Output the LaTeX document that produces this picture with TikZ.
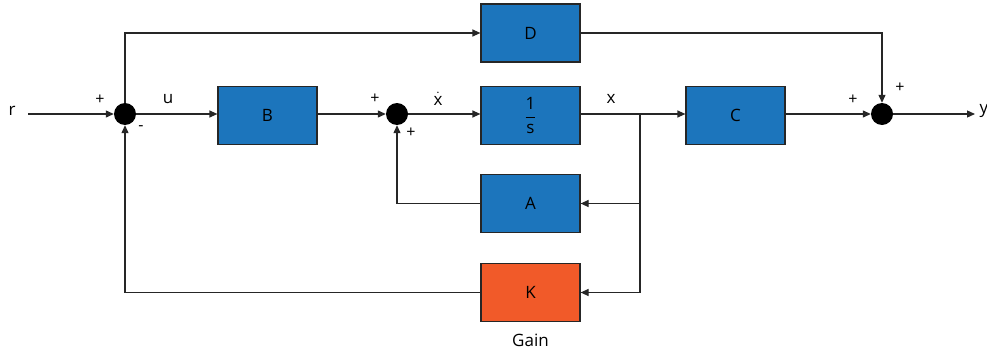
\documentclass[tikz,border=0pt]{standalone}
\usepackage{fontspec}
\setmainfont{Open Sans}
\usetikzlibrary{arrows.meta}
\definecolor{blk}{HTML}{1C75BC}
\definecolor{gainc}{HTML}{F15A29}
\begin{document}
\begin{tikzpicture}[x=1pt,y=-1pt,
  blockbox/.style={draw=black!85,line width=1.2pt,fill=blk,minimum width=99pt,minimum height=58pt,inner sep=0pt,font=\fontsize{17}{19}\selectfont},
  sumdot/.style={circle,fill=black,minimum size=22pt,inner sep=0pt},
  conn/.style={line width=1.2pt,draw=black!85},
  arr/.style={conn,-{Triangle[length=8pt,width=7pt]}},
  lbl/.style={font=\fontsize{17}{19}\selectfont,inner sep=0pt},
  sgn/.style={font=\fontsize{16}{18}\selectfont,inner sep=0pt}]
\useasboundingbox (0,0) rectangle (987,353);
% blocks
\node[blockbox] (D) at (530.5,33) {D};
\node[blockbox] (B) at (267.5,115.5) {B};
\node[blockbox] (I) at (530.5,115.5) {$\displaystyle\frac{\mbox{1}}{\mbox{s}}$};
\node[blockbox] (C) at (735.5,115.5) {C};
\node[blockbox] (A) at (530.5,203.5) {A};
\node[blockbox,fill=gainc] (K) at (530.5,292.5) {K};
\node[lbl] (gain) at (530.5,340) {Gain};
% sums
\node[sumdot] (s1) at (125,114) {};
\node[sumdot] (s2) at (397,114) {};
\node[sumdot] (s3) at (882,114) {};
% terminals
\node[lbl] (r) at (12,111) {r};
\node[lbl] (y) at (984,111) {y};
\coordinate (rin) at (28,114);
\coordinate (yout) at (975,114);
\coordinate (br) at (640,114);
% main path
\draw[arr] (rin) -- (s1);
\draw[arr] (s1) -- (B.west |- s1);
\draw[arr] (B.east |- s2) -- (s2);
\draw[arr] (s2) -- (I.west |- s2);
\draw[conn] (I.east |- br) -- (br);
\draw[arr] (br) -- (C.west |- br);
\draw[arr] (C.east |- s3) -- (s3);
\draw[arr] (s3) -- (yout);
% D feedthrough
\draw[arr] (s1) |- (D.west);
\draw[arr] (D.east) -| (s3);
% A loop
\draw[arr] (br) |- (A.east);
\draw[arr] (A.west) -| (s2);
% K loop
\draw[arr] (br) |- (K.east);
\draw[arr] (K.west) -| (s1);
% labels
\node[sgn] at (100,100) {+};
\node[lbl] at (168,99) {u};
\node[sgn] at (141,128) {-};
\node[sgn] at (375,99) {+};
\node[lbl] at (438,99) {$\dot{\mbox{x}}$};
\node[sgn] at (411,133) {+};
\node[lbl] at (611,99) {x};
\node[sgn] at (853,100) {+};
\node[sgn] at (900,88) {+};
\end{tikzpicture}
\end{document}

+ + + + + + +

• PROBLEM TO WORK ON: Give every line above again exactly, with no pictures.

• RESULT FOR THIS TASK:
Output the LaTeX document that produces this picture with TikZ.
\documentclass[tikz,border=0pt]{standalone}
\usepackage{fontspec}
\setmainfont{Open Sans}
\usetikzlibrary{arrows.meta}
\definecolor{blk}{HTML}{1C75BC}
\definecolor{gainc}{HTML}{F15A29}
\begin{document}
\begin{tikzpicture}[x=1pt,y=-1pt,
  blockbox/.style={draw=black!85,line width=1.2pt,fill=blk,minimum width=99pt,minimum height=58pt,inner sep=0pt,font=\fontsize{17}{19}\selectfont},
  sumdot/.style={circle,fill=black,minimum size=22pt,inner sep=0pt},
  conn/.style={line width=1.2pt,draw=black!85},
  arr/.style={conn,-{Triangle[length=8pt,width=7pt]}},
  lbl/.style={font=\fontsize{17}{19}\selectfont,inner sep=0pt},
  sgn/.style={font=\fontsize{16}{18}\selectfont,inner sep=0pt}]
\useasboundingbox (0,0) rectangle (987,353);
% blocks
\node[blockbox] (D) at (530.5,33) {D};
\node[blockbox] (B) at (267.5,115.5) {B};
\node[blockbox] (I) at (530.5,115.5) {$\displaystyle\frac{\mbox{1}}{\mbox{s}}$};
\node[blockbox] (C) at (735.5,115.5) {C};
\node[blockbox] (A) at (530.5,203.5) {A};
\node[blockbox,fill=gainc] (K) at (530.5,292.5) {K};
\node[lbl] (gain) at (530.5,340) {Gain};
% sums
\node[sumdot] (s1) at (125,114) {};
\node[sumdot] (s2) at (397,114) {};
\node[sumdot] (s3) at (882,114) {};
% terminals
\node[lbl] (r) at (12,111) {r};
\node[lbl] (y) at (984,111) {y};
\coordinate (rin) at (28,114);
\coordinate (yout) at (975,114);
\coordinate (br) at (640,114);
% main path
\draw[arr] (rin) -- (s1);
\draw[arr] (s1) -- (B.west |- s1);
\draw[arr] (B.east |- s2) -- (s2);
\draw[arr] (s2) -- (I.west |- s2);
\draw[conn] (I.east |- br) -- (br);
\draw[arr] (br) -- (C.west |- br);
\draw[arr] (C.east |- s3) -- (s3);
\draw[arr] (s3) -- (yout);
% D feedthrough
\draw[arr] (s1) |- (D.west);
\draw[arr] (D.east) -| (s3);
% A loop
\draw[arr] (br) |- (A.east);
\draw[arr] (A.west) -| (s2);
% K loop
\draw[arr] (br) |- (K.east);
\draw[arr] (K.west) -| (s1);
% labels
\node[sgn] at (100,100) {+};
\node[lbl] at (168,99) {u};
\node[sgn] at (141,128) {-};
\node[sgn] at (375,99) {+};
\node[lbl] at (438,99) {$\dot{\mbox{x}}$};
\node[sgn] at (411,133) {+};
\node[lbl] at (611,99) {x};
\node[sgn] at (853,100) {+};
\node[sgn] at (900,88) {+};
\end{tikzpicture}
\end{document}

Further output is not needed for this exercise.